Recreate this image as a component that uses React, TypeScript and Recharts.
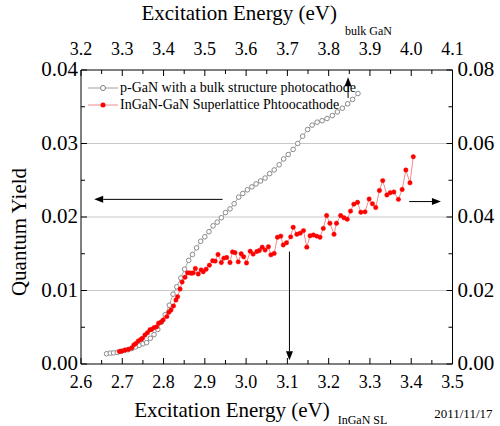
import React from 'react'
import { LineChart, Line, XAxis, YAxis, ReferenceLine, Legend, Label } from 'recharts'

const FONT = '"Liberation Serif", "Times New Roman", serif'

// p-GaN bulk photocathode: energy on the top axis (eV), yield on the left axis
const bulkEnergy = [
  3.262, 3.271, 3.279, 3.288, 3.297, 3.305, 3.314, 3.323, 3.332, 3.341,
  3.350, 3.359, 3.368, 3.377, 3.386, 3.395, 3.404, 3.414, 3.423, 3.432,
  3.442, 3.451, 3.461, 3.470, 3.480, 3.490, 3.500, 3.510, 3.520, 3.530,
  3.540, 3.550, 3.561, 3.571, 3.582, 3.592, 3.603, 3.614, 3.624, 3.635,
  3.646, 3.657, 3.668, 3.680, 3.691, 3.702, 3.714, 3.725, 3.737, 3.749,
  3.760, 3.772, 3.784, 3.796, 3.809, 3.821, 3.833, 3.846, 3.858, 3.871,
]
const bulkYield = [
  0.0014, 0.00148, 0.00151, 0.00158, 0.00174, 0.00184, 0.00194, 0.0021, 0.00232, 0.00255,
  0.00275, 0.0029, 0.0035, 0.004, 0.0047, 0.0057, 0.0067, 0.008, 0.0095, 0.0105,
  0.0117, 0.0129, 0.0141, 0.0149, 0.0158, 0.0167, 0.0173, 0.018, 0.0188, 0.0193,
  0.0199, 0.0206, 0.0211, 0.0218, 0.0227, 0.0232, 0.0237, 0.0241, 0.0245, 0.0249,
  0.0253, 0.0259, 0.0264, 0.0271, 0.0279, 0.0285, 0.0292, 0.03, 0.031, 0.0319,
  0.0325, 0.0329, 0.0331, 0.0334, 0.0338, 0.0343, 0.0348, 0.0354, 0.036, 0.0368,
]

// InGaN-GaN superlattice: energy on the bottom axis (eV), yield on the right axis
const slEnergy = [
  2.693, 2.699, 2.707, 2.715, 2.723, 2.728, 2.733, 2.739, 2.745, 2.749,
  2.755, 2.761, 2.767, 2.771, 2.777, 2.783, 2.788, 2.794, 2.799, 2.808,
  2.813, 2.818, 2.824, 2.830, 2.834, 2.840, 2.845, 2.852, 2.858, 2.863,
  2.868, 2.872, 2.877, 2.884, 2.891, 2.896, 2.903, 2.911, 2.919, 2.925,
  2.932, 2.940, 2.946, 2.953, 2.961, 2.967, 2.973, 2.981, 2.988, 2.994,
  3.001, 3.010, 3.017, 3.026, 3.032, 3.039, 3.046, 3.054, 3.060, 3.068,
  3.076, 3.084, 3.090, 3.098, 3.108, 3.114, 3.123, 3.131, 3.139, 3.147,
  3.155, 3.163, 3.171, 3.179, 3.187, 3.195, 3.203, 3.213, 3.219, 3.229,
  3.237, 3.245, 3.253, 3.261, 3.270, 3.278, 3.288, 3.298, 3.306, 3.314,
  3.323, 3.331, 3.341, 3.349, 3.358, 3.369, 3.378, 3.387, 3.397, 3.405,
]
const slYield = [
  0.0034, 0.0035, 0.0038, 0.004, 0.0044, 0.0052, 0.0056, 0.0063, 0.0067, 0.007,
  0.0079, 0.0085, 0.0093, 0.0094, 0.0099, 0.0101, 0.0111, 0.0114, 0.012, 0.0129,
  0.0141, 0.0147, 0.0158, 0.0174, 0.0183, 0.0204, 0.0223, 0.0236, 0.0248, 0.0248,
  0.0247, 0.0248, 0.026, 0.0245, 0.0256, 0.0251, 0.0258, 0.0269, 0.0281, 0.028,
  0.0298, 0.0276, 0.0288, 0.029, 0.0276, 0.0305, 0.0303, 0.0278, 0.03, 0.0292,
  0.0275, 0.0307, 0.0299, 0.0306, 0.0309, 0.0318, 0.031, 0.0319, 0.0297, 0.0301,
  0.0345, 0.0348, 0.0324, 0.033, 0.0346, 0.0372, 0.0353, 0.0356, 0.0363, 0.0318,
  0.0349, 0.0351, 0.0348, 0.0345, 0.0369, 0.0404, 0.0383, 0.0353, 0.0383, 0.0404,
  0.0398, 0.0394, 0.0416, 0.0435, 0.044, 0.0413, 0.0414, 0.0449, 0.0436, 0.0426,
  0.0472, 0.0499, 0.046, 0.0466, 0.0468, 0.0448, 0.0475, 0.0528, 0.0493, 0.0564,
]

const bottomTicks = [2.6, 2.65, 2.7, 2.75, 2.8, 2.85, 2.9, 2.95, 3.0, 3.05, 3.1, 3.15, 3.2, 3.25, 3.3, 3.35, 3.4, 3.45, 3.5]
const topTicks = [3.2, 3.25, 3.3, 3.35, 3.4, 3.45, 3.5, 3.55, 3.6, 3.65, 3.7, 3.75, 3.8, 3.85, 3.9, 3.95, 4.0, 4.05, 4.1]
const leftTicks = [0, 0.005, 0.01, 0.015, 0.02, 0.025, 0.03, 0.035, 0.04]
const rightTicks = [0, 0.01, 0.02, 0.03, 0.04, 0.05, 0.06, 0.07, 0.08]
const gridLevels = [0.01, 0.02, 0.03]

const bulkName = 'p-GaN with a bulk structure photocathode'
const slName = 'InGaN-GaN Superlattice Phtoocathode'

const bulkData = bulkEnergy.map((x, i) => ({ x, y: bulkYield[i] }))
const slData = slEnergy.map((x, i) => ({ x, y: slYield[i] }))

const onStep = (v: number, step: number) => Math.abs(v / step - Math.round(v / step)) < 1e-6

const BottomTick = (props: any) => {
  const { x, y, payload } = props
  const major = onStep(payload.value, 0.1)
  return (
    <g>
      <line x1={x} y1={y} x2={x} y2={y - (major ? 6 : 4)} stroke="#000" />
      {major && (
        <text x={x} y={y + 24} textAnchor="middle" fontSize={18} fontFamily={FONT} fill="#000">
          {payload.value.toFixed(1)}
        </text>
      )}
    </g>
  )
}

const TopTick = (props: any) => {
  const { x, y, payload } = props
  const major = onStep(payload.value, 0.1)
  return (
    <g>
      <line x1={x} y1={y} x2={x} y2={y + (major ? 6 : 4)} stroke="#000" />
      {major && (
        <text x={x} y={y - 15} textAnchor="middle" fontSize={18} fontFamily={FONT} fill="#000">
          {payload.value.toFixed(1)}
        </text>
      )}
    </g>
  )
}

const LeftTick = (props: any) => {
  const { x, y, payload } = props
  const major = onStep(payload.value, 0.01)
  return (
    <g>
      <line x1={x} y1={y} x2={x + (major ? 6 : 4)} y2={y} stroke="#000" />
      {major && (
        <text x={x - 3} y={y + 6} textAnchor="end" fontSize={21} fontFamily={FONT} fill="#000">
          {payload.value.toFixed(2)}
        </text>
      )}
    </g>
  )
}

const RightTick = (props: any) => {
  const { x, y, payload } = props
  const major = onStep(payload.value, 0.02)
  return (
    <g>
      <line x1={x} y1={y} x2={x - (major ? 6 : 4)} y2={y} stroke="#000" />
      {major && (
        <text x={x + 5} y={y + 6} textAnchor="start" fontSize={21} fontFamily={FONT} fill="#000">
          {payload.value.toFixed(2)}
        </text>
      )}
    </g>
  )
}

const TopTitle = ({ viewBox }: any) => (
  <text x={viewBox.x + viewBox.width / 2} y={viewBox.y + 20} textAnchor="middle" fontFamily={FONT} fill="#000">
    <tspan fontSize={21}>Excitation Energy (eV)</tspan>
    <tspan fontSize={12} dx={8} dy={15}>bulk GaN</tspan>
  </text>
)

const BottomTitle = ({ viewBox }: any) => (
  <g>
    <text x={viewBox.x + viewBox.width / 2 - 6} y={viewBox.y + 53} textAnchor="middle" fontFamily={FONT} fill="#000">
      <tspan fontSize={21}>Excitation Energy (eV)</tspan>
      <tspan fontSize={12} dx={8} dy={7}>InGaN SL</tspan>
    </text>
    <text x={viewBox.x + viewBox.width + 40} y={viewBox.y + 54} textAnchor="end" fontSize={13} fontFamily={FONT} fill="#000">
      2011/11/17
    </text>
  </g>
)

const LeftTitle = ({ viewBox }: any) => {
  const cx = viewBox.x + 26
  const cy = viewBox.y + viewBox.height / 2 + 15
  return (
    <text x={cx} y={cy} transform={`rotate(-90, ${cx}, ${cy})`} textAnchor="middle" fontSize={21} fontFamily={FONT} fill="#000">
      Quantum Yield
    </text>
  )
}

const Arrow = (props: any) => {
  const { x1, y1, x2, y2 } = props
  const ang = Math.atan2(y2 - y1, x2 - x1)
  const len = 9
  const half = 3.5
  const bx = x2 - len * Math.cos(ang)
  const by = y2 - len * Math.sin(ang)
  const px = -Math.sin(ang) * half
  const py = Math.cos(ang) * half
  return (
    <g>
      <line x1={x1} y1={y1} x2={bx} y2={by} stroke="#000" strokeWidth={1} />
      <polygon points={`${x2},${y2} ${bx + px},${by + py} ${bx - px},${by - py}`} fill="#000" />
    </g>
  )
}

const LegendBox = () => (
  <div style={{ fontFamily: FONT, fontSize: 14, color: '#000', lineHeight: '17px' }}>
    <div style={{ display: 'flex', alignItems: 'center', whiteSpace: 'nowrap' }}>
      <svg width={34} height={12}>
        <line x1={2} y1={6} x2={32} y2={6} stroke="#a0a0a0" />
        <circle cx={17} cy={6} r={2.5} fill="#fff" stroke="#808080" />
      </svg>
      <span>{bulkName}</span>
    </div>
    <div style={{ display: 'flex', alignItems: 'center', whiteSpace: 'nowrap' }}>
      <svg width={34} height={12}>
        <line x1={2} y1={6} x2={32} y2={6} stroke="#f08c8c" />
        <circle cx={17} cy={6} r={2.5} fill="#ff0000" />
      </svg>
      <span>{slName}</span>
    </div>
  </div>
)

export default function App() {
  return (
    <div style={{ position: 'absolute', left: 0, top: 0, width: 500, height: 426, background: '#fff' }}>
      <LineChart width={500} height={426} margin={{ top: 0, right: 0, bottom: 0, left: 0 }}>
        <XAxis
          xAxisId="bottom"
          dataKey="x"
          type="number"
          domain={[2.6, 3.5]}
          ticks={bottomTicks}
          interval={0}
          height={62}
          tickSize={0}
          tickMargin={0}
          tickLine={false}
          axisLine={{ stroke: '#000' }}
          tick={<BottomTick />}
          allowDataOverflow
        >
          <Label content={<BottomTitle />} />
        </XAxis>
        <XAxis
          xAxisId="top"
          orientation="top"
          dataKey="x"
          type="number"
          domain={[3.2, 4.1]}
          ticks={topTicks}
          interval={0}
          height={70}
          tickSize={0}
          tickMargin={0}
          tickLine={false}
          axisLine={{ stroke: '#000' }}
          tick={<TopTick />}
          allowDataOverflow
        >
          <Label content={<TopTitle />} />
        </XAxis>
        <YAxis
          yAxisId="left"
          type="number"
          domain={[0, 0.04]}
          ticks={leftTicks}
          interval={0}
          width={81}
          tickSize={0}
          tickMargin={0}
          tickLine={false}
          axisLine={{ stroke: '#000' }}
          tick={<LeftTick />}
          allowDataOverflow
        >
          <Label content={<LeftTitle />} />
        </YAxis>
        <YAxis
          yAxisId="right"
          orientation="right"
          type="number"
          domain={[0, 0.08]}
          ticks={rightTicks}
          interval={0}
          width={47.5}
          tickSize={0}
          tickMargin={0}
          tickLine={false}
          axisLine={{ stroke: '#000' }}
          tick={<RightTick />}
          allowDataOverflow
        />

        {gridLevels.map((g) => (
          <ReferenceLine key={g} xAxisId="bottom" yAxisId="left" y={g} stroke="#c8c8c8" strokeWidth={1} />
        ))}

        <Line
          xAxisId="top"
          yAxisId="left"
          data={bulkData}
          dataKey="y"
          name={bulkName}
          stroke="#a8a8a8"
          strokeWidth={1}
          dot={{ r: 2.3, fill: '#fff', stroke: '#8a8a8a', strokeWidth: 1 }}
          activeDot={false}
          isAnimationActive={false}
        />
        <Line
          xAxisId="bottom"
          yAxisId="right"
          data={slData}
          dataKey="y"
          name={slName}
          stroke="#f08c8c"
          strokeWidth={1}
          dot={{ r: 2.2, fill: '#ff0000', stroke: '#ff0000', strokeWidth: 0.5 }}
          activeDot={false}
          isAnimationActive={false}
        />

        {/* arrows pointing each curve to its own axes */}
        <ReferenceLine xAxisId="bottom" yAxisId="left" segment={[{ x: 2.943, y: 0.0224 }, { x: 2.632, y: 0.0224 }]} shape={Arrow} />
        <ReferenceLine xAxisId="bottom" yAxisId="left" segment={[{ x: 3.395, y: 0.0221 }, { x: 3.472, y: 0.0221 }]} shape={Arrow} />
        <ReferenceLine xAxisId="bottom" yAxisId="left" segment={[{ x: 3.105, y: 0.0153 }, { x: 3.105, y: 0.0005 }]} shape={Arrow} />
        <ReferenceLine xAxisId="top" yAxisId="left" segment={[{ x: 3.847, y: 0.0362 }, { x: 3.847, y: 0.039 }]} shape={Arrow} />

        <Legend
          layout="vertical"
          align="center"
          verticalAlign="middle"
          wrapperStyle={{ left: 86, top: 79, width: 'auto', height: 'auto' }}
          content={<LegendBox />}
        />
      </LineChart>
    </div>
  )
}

----------

• Challenge: Which lines contain the word "React"? Return each of them.

• Written response:
Recreate this image as a component that uses React, TypeScript and Recharts.
import React from 'react'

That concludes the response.